Hinduizm, daha çok Hindistan’da yaşayan insanların din ve inançlarına verilen addır.
Hinduizmin bilinen bir kurucusu yoktur. MÖ 1500 yıllarından itibaren ortaya çıkmıştır.
Hinduizmin en belirgin yönü toplumu kastlara ayırmasıdır.
Kast, “aynı işle meşgul olan, görev ve gelenekleriyle birbirine sımsıkı bağlanan insanların meydana getirdiği birlik” anlamına gelir.

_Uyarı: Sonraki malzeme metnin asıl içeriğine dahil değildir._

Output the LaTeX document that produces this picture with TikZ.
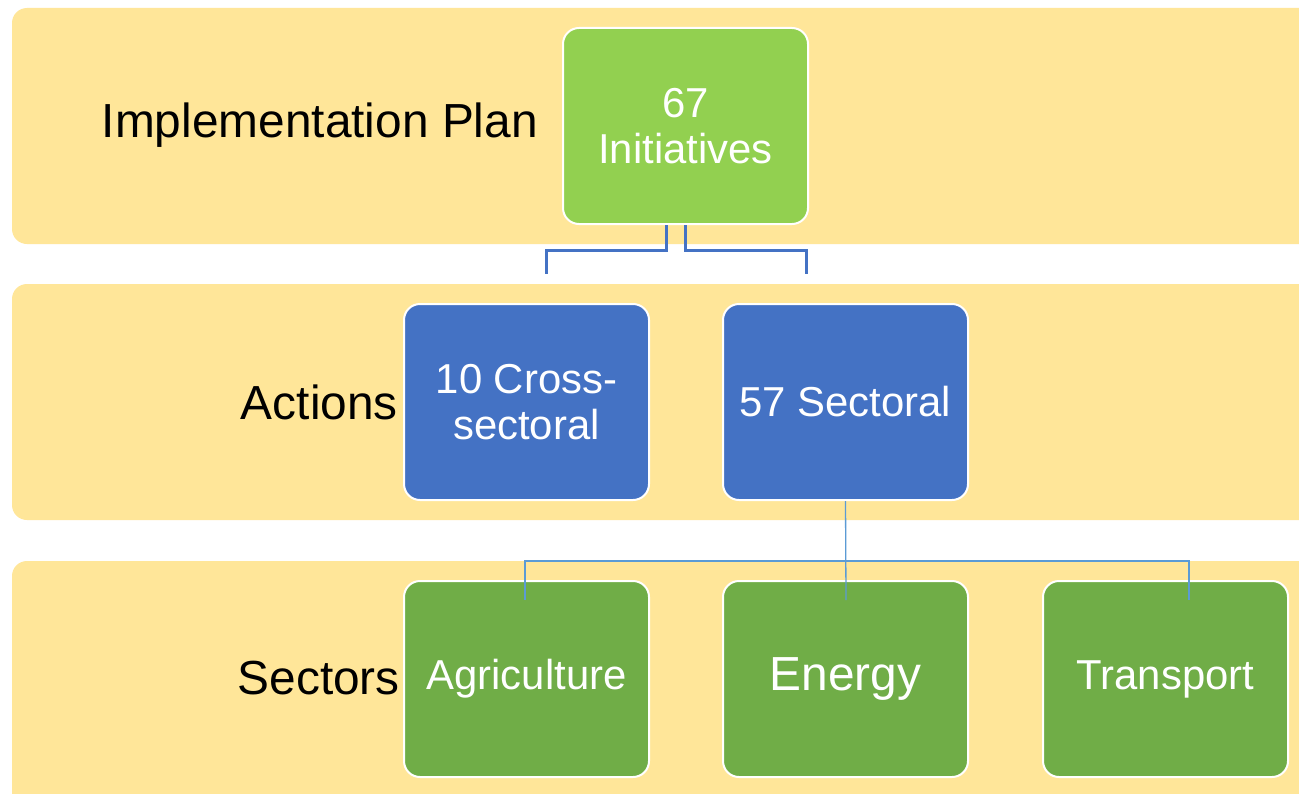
\documentclass[tikz,border=0pt]{standalone}
\usepackage{fontspec}
\setmainfont{Liberation Sans}
\definecolor{band}{HTML}{FFE699}
\definecolor{topgreen}{HTML}{92D050}
\definecolor{midblue}{HTML}{4472C4}
\definecolor{botgreen}{HTML}{70AD47}
\definecolor{thinblue}{HTML}{5B9BD5}
\begin{document}
\begin{tikzpicture}[x=1bp,y=-1bp,
  bandbox/.style={fill=band,draw=none,rounded corners=15bp},
  card/.style={draw=white,line width=2bp,rounded corners=16bp,minimum width=245bp,minimum height=196bp,inner sep=0pt,text=white,align=center,font=\fontsize{42}{46}\selectfont},
  lbl/.style={anchor=east,inner sep=0pt,text=black,font=\fontsize{48}{52}\selectfont},
  thick conn/.style={draw=midblue,line width=3bp},
  thin conn/.style={draw=thinblue,line width=1.3bp}]
\useasboundingbox (0,0) rectangle (1299,793);
\fill[white] (0,0) rectangle (1299,793);
% bands
\path[bandbox] (12,8) rectangle (1330,244);
\path[bandbox] (12,284) rectangle (1330,520);
\path[bandbox] (12,561) rectangle (1330,830);
% labels
\node[lbl] (lplan) at (538,125) {Implementation Plan};
\node[lbl] (lact) at (398,402) {Actions};
\node[lbl] (lsec) at (400,678) {Sectors};
% boxes
\node[card,fill=topgreen] (init) at (685.5,126) {67\\Initiatives};
\node[card,fill=midblue] (cross) at (526.5,402) {10 Cross-\\sectoral};
\node[card,fill=midblue] (sect) at (845.5,402) {57 Sectoral};
\node[card,fill=botgreen] (agri) at (526.5,679) {\raisebox{-3bp}{Agriculture}};
\node[card,fill=botgreen,font=\fontsize{48}{52}\selectfont] (ener) at (845.5,679) {\raisebox{-3bp}{Energy}};
\node[card,fill=botgreen] (trans) at (1165.5,679) {\raisebox{-3bp}{Transport}};
% top connectors
\coordinate (c1) at (546,274);
\coordinate (c2) at (806,274);
\draw[thick conn] ([xshift=-19bp]init.south) |- (546,250) -- (c1);
\draw[thick conn] (init.south) |- (806,250) -- (c2);
% bottom connectors
\coordinate (e1) at (846,600);
\coordinate (a1) at (525,600);
\coordinate (t1) at (1189,600);
\draw[thin conn] (sect.south) -- (e1);
\draw[thin conn] (a1) |- (1189,561) -- (t1);
\end{tikzpicture}
\end{document}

Kast sistemi şu dört temel kısımdan oluşmaktadır:
1. Rahipler ve Bilginler (Brahmanlar)
2. Prensler ve Askerler (Kşatriyalar)
3. Esnaf ve Çiftçiler (Vaisyalar)
4. İşçiler ve Köleler (Sudralar)
Ayrıca kast sistemine dâhil edilmeyen, kast dışı kabul edilen paryalar (toplum dışı sayılanlar) vardır.
Hinduizmin temelinde Brahma (Mutlak Varlık) inancı olmakla birlikte birden çok tanrının varlığına inanılmaktadır.
Brahma, Vişnu ve Şiva en önemli tanrılardır. Brahma yaratıcı,
Şiva yok edici,
Vişnu koruyucu tanrıdır.
Hinduizmin kutsal kitapları Vedalar’dır.
Hinduizmde ibadet bireysel olup belli bir şekli yoktur. Herkes istediği yerde istediği şekilde ibadet edebilir.
En temel ibadet Ganj Nehri’nde yıkanmaktır.
Günlük ibadete sabah şafaktan önce başlanır, doğuya doğru dönülerek oturulur.
Hinduizmde “karma” denilen neden-sonuç yasası vardır.
Buna göre insan geçmişte yaptıklarının karşılığını başka bir bedende tekrar dünyaya gelerek görecektir.
Hindu inancına göre ruh ölümsüz olup onun bir bedenden bir başka bedene geçerek sürekli yaşadığına inanılır.
Bu inanca reenkarnasyon veya tenasüh (ruh göçü) adı verilir.
Reenkarnasyon inancına göre ölen kişi, yaptığı işlerin iyi ya da kötü olmasına göre insan, hayvan veya bitki biçiminde yeniden dünyaya gelir.
Hindular ruhun ölümsüzlüğüne inandıkları için ölülerini gömmezler. Cesetlerini yakarak küllerini kutsal kabul ettikleri Ganj Nehri’ne atarlar.
Hinduizmde ineklerin önemli bir yeri vardır.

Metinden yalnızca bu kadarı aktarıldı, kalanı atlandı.